Most online calculators will be using straight Black Scholes, unless they say otherwise.

My library is very similar to the blackcalculator.cpp from Quantlib. By scaffolding I mean all the other things Quantlib has that I (intentionally) don't have: things like zero-rate curve construction, the date conventions, etc. Most online calculators do not document how they treat dates, weekends, holidays, etc.

[danielhstahl]

Not to mention how option or stock prices are calculated...eg last trade price, or mid point of bid and ask (which I assume is what most calculators use).

[brandonros]

zero-rate curve construction

can this be overly simplified by just using the 10y as the risk free rate?

I’m with you on last trade vs mark price but does that really make a difference during regular trading hours for something as liquid as SPY/SPX?

I’ll do a writeup on how far off some calculations are if that’s cool with you “expected vs actual” where actual is the # most people see online.

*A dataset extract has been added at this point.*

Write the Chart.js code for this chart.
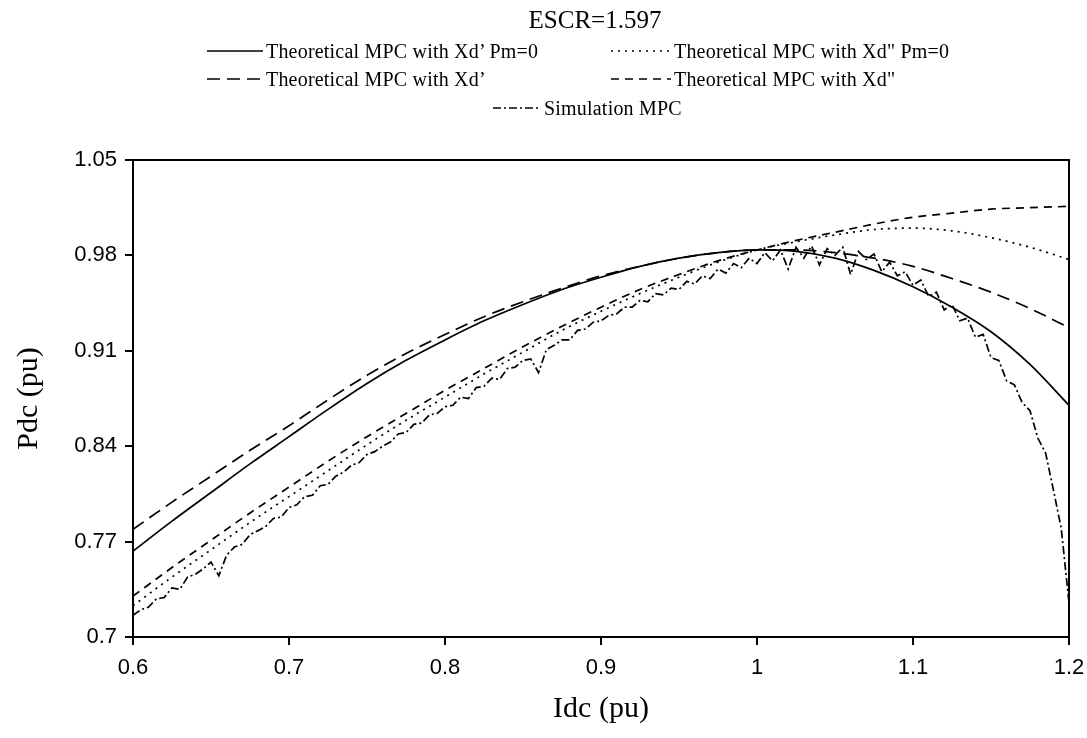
<!DOCTYPE html>
<html>
<head>
<meta charset="utf-8">
<script src="https://cdn.jsdelivr.net/npm/chart.js@4.4.1/dist/chart.umd.min.js"></script>
<style>
  body { margin: 0; background: #fff; }
  #wrap { position: relative; width: 1087px; height: 738px; }
  #chart { position: absolute; left: 0; top: 0; }
  .txt { position: absolute; font-family: "Liberation Serif", "Times New Roman", serif; color: #000; white-space: nowrap; }
  #title { font-size: 25px; left: 0; width: 1190px; top: 6px; text-align: center; }
  .item { position: absolute; height: 24px; display: flex; align-items: center; font-family: "Liberation Serif", serif; font-size: 20px; letter-spacing: 0.2px; white-space: nowrap; }
  .item svg { margin-right: 3px; }
</style>
</head>
<body>
<div id="wrap">
  <canvas id="chart" width="1087" height="738"></canvas>
  <div id="title" class="txt">ESCR=1.597</div>
  <div id="legend"></div>
</div>
<script>
// === Data ===
const idcTheory = [
  0.600, 0.625, 0.650, 0.675, 0.700, 0.725, 0.750, 0.775, 0.800, 0.825, 0.850, 0.875,
  0.900, 0.925, 0.950, 0.975, 1.000, 1.025, 1.050, 1.075, 1.100, 1.125, 1.150, 1.175, 1.200,
];
// Xd' with Pm=0 (solid)
const pXdPm0 = [
  0.763, 0.785, 0.806, 0.827, 0.847, 0.867, 0.886, 0.903, 0.918, 0.932, 0.944, 0.955,
  0.964, 0.972, 0.978, 0.982, 0.984, 0.983, 0.978, 0.969, 0.957, 0.942, 0.924, 0.900, 0.870,
];
// Xd' (long dash)
const pXd = [
  0.779, 0.799, 0.818, 0.837, 0.855, 0.874, 0.892, 0.908, 0.922, 0.935, 0.946, 0.956,
  0.965, 0.972, 0.978, 0.982, 0.984, 0.984, 0.982, 0.978, 0.972, 0.963, 0.953, 0.941, 0.927,
];
// Xd" with Pm=0 (dotted)
const pXd2Pm0 = [
  0.723, 0.744, 0.764, 0.784, 0.803, 0.822, 0.841, 0.859, 0.876, 0.893, 0.909, 0.925,
  0.939, 0.952, 0.964, 0.975, 0.984, 0.990, 0.995, 0.999, 1.000, 0.998, 0.993, 0.986, 0.977,
];
// Xd" (short dash)
const pXd2 = [
  0.730, 0.751, 0.771, 0.791, 0.810, 0.829, 0.847, 0.864, 0.881, 0.897, 0.913, 0.928,
  0.942, 0.955, 0.966, 0.976, 0.984, 0.991, 0.997, 1.003, 1.008, 1.011, 1.014, 1.015, 1.016,
];

// simulation (dash-dot, noisy)
const idcSim = [
  0.600, 0.605, 0.610, 0.615, 0.620, 0.625, 0.630, 0.635, 0.640, 0.645,
  0.650, 0.655, 0.660, 0.665, 0.670, 0.675, 0.680, 0.685, 0.690, 0.695,
  0.700, 0.705, 0.710, 0.715, 0.720, 0.725, 0.730, 0.735, 0.740, 0.745,
  0.750, 0.755, 0.760, 0.765, 0.770, 0.775, 0.780, 0.785, 0.790, 0.795,
  0.800, 0.805, 0.810, 0.815, 0.820, 0.825, 0.830, 0.835, 0.840, 0.845,
  0.850, 0.855, 0.860, 0.865, 0.870, 0.875, 0.880, 0.885, 0.890, 0.895,
  0.900, 0.905, 0.910, 0.915, 0.920, 0.925, 0.930, 0.935, 0.940, 0.945,
  0.950, 0.955, 0.960, 0.965, 0.970, 0.975, 0.980, 0.985, 0.990, 0.995,
  1.000, 1.005, 1.010, 1.015, 1.020, 1.025, 1.030, 1.035, 1.040, 1.045,
  1.050, 1.055, 1.060, 1.065, 1.070, 1.075, 1.080, 1.085, 1.090, 1.095,
  1.100, 1.105, 1.110, 1.115, 1.120, 1.125, 1.130, 1.135, 1.140, 1.145,
  1.150, 1.155, 1.160, 1.165, 1.170, 1.175, 1.180, 1.185, 1.190, 1.195, 1.200,
];
const pSim = [
  0.716, 0.720, 0.722, 0.728, 0.729, 0.736, 0.735, 0.744, 0.746, 0.750,
  0.755, 0.745, 0.760, 0.766, 0.768, 0.775, 0.778, 0.781, 0.787, 0.788,
  0.795, 0.797, 0.803, 0.804, 0.811, 0.812, 0.818, 0.821, 0.826, 0.828,
  0.834, 0.836, 0.840, 0.843, 0.849, 0.850, 0.856, 0.857, 0.863, 0.864,
  0.869, 0.870, 0.876, 0.875, 0.883, 0.884, 0.890, 0.889, 0.897, 0.898,
  0.903, 0.904, 0.894, 0.911, 0.914, 0.918, 0.918, 0.925, 0.926, 0.931,
  0.932, 0.936, 0.937, 0.942, 0.942, 0.947, 0.946, 0.952, 0.951, 0.956,
  0.955, 0.961, 0.959, 0.965, 0.963, 0.970, 0.967, 0.974, 0.971, 0.978,
  0.974, 0.982, 0.976, 0.984, 0.970, 0.986, 0.978, 0.987, 0.973, 0.985,
  0.980, 0.986, 0.966, 0.983, 0.977, 0.981, 0.968, 0.975, 0.965, 0.968,
  0.958, 0.962, 0.950, 0.953, 0.940, 0.944, 0.932, 0.934, 0.920, 0.922,
  0.905, 0.903, 0.888, 0.885, 0.872, 0.866, 0.846, 0.835, 0.808, 0.780, 0.725,
];

const xTickVals = [0.6, 0.7, 0.8, 0.9, 1.0, 1.1, 1.2];
const xTickLabels = ["0.6", "0.7", "0.8", "0.9", "1", "1.1", "1.2"];
const yTickVals = [0.7, 0.77, 0.84, 0.91, 0.98, 1.05];
const yTickLabels = ["0.7", "0.77", "0.84", "0.91", "0.98", "1.05"];

const seriesLabels = [
  "Theoretical MPC with Xd\u2019 Pm=0",
  "Theoretical MPC with Xd\" Pm=0",
  "Theoretical MPC with Xd\u2019",
  "Theoretical MPC with Xd\"",
  "Simulation MPC",
];

// === Styles ===
const dashes = [[], [2, 5], [13, 7], [8, 6], [8, 3, 2, 3]];
const lineW = 1.7;

const pts = (xs, ys) => xs.map((x, i) => ({ x, y: ys[i] }));

function makeDataset(label, data, dash, smooth) {
  return {
    label, data,
    borderColor: "#000",
    borderWidth: lineW,
    borderDash: dash,
    pointRadius: 0,
    fill: false,
    tension: smooth ? 0.4 : 0,
    cubicInterpolationMode: smooth ? "monotone" : "default",
  };
}

const datasets = [
  makeDataset(seriesLabels[0], pts(idcTheory, pXdPm0), dashes[0], true),
  makeDataset(seriesLabels[1], pts(idcTheory, pXd2Pm0), dashes[1], true),
  makeDataset(seriesLabels[2], pts(idcTheory, pXd), dashes[2], true),
  makeDataset(seriesLabels[3], pts(idcTheory, pXd2), dashes[3], true),
  makeDataset(seriesLabels[4], pts(idcSim, pSim), dashes[4], false),
];

// frame on top and right side of the plot
const framePlugin = {
  id: "frame",
  afterDraw(chart) {
    const { ctx, chartArea: a } = chart;
    ctx.save();
    ctx.strokeStyle = "#000";
    ctx.lineWidth = 2;
    ctx.strokeRect(a.left, a.top, a.right - a.left, a.bottom - a.top);
    ctx.restore();
  },
};

const tickFont = { family: "'Liberation Sans', Arial, sans-serif", size: 22 };
const titleFont = { family: "'Liberation Serif', 'Times New Roman', serif", size: 30 };

new Chart(document.getElementById("chart"), {
  type: "line",
  data: { datasets },
  options: {
    responsive: false,
    animation: false,
    layout: { padding: { top: 160, right: 18, left: 0, bottom: 0 } },
    plugins: { legend: { display: false }, tooltip: { enabled: false } },
    scales: {
      x: {
        type: "linear",
        min: 0.6, max: 1.2,
        afterBuildTicks: (s) => { s.ticks = xTickVals.map((v) => ({ value: v })); },
        afterFit: (s) => { s.height = 101; s.paddingLeft = 0; s.paddingRight = 0; },
        ticks: { autoSkip: false, maxRotation: 0, color: "#000", font: tickFont, padding: 10,
          callback: (v, i) => xTickLabels[i] },
        grid: { drawOnChartArea: false, color: "#000", tickLength: 8, lineWidth: 2 },
        border: { color: "#000", width: 2 },
        title: { display: true, text: "Idc (pu)", color: "#000", font: titleFont, padding: { bottom: 11 } },
      },
      y: {
        type: "linear",
        min: 0.7, max: 1.05,
        afterBuildTicks: (s) => { s.ticks = yTickVals.map((v) => ({ value: v })); },
        afterFit: (s) => { s.width = 133; s.paddingTop = 0; s.paddingBottom = 0; },
        ticks: { autoSkip: false, color: "#000", font: tickFont, padding: 8,
          callback: (v, i) => yTickLabels[i] },
        grid: { drawOnChartArea: false, color: "#000", tickLength: 8, lineWidth: 2 },
        border: { color: "#000", width: 2 },
        title: { display: true, text: "Pdc (pu)", color: "#000", font: titleFont, padding: { top: 11 } },
      },
    },
  },
  plugins: [framePlugin],
});

// === Legend (html) ===
const legendPos = [
  { x: 207, y: 51, w: 56 },
  { x: 611, y: 51, w: 60 },
  { x: 207, y: 79, w: 56 },
  { x: 611, y: 79, w: 60 },
  { x: 493, y: 108, w: 48 },
];
const legend = document.getElementById("legend");
legend.innerHTML = seriesLabels
  .map((label, i) => {
    const p = legendPos[i];
    const dash = dashes[i].length ? `stroke-dasharray="${dashes[i].join(" ")}"` : "";
    return `<div class="item" style="left:${p.x}px;top:${p.y - 12}px">
      <svg width="${p.w}" height="6"><line x1="0" y1="3" x2="${p.w}" y2="3" stroke="#000" stroke-width="1.4" ${dash}/></svg>
      <span>${label}</span></div>`;
  })
  .join("");
</script>
</body>
</html>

If none of this interests you by all means I’ll stop wasting your time. You’ve been very helpful and kind so far.

[danielhstahl]

There are many ways to define the input parameters. There are conventions for how to define them: eg midpoint of bid ask, or 252 days in a year. Consistency of convention is what is important. Again, that's outside the scope of this repo.

[danielhstahl]

What do you mean my "most people"? All the calculators online should be using the same mathematical logic; the difference is in the "conventions".